What to produce: Output the material word for word. Leave each picture out.

Material:

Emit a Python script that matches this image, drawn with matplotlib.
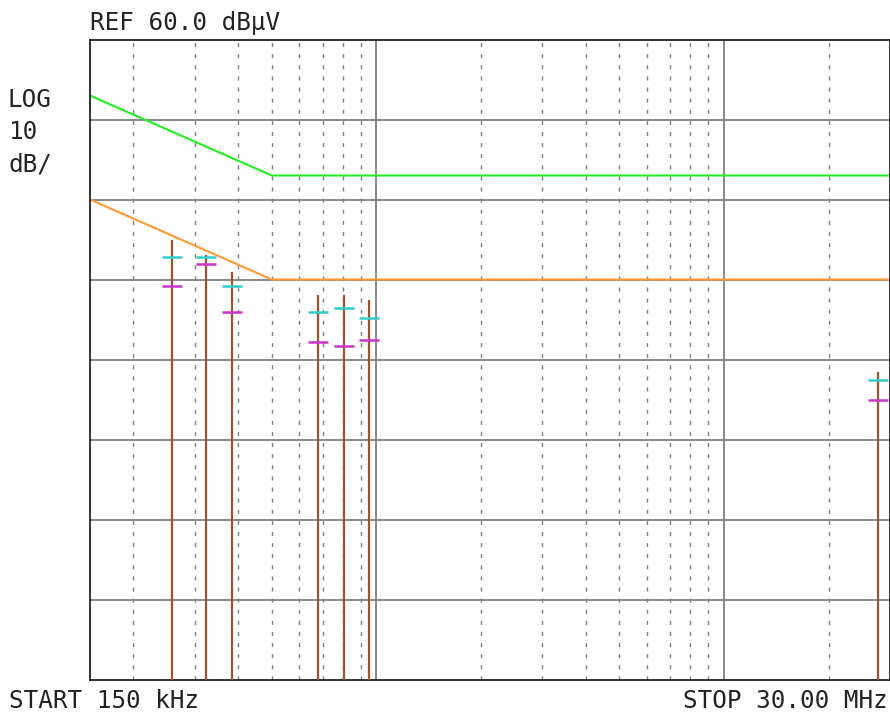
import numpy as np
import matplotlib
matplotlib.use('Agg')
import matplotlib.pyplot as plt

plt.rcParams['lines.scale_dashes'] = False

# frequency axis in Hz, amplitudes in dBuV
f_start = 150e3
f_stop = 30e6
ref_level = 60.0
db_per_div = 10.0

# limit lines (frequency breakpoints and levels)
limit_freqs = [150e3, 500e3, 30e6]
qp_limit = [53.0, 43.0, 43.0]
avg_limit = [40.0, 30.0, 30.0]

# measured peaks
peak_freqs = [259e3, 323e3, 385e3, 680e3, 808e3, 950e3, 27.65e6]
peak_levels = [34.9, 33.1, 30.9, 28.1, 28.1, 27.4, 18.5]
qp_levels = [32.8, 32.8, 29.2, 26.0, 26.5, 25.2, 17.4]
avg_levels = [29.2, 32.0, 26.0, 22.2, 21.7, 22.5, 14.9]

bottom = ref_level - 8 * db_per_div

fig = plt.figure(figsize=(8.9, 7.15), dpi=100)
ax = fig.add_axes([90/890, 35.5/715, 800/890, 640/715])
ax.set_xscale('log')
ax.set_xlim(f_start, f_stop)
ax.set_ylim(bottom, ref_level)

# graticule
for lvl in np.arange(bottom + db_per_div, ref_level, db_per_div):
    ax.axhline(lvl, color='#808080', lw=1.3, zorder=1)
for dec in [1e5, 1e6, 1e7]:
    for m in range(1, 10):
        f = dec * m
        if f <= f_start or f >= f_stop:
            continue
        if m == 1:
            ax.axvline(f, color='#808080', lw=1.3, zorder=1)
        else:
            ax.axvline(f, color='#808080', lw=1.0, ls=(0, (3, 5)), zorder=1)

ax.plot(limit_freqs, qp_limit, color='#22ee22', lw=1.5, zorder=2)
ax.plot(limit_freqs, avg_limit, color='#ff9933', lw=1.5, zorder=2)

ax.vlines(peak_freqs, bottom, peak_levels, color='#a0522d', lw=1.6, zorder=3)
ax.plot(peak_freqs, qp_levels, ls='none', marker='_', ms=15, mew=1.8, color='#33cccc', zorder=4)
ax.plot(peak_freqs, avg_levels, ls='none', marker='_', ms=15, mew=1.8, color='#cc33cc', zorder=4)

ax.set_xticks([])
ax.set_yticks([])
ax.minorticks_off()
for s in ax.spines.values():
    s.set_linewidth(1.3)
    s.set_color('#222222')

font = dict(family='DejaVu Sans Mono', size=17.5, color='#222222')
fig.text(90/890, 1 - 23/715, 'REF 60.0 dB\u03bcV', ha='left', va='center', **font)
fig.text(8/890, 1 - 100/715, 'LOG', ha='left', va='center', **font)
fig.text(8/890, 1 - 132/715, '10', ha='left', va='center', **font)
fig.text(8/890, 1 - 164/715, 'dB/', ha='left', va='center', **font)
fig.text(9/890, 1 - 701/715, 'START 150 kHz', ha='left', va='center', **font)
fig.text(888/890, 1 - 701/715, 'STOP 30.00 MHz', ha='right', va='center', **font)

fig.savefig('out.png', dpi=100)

Finished exercise:
Emit a Python script that matches this image, drawn with matplotlib.
import numpy as np
import matplotlib
matplotlib.use('Agg')
import matplotlib.pyplot as plt

plt.rcParams['lines.scale_dashes'] = False

# frequency axis in Hz, amplitudes in dBuV
f_start = 150e3
f_stop = 30e6
ref_level = 60.0
db_per_div = 10.0

# limit lines (frequency breakpoints and levels)
limit_freqs = [150e3, 500e3, 30e6]
qp_limit = [53.0, 43.0, 43.0]
avg_limit = [40.0, 30.0, 30.0]

# measured peaks
peak_freqs = [259e3, 323e3, 385e3, 680e3, 808e3, 950e3, 27.65e6]
peak_levels = [34.9, 33.1, 30.9, 28.1, 28.1, 27.4, 18.5]
qp_levels = [32.8, 32.8, 29.2, 26.0, 26.5, 25.2, 17.4]
avg_levels = [29.2, 32.0, 26.0, 22.2, 21.7, 22.5, 14.9]

bottom = ref_level - 8 * db_per_div

fig = plt.figure(figsize=(8.9, 7.15), dpi=100)
ax = fig.add_axes([90/890, 35.5/715, 800/890, 640/715])
ax.set_xscale('log')
ax.set_xlim(f_start, f_stop)
ax.set_ylim(bottom, ref_level)

# graticule
for lvl in np.arange(bottom + db_per_div, ref_level, db_per_div):
    ax.axhline(lvl, color='#808080', lw=1.3, zorder=1)
for dec in [1e5, 1e6, 1e7]:
    for m in range(1, 10):
        f = dec * m
        if f <= f_start or f >= f_stop:
            continue
        if m == 1:
            ax.axvline(f, color='#808080', lw=1.3, zorder=1)
        else:
            ax.axvline(f, color='#808080', lw=1.0, ls=(0, (3, 5)), zorder=1)

ax.plot(limit_freqs, qp_limit, color='#22ee22', lw=1.5, zorder=2)
ax.plot(limit_freqs, avg_limit, color='#ff9933', lw=1.5, zorder=2)

ax.vlines(peak_freqs, bottom, peak_levels, color='#a0522d', lw=1.6, zorder=3)
ax.plot(peak_freqs, qp_levels, ls='none', marker='_', ms=15, mew=1.8, color='#33cccc', zorder=4)
ax.plot(peak_freqs, avg_levels, ls='none', marker='_', ms=15, mew=1.8, color='#cc33cc', zorder=4)

ax.set_xticks([])
ax.set_yticks([])
ax.minorticks_off()
for s in ax.spines.values():
    s.set_linewidth(1.3)
    s.set_color('#222222')

font = dict(family='DejaVu Sans Mono', size=17.5, color='#222222')
fig.text(90/890, 1 - 23/715, 'REF 60.0 dB\u03bcV', ha='left', va='center', **font)
fig.text(8/890, 1 - 100/715, 'LOG', ha='left', va='center', **font)
fig.text(8/890, 1 - 132/715, '10', ha='left', va='center', **font)
fig.text(8/890, 1 - 164/715, 'dB/', ha='left', va='center', **font)
fig.text(9/890, 1 - 701/715, 'START 150 kHz', ha='left', va='center', **font)
fig.text(888/890, 1 - 701/715, 'STOP 30.00 MHz', ha='right', va='center', **font)

fig.savefig('out.png', dpi=100)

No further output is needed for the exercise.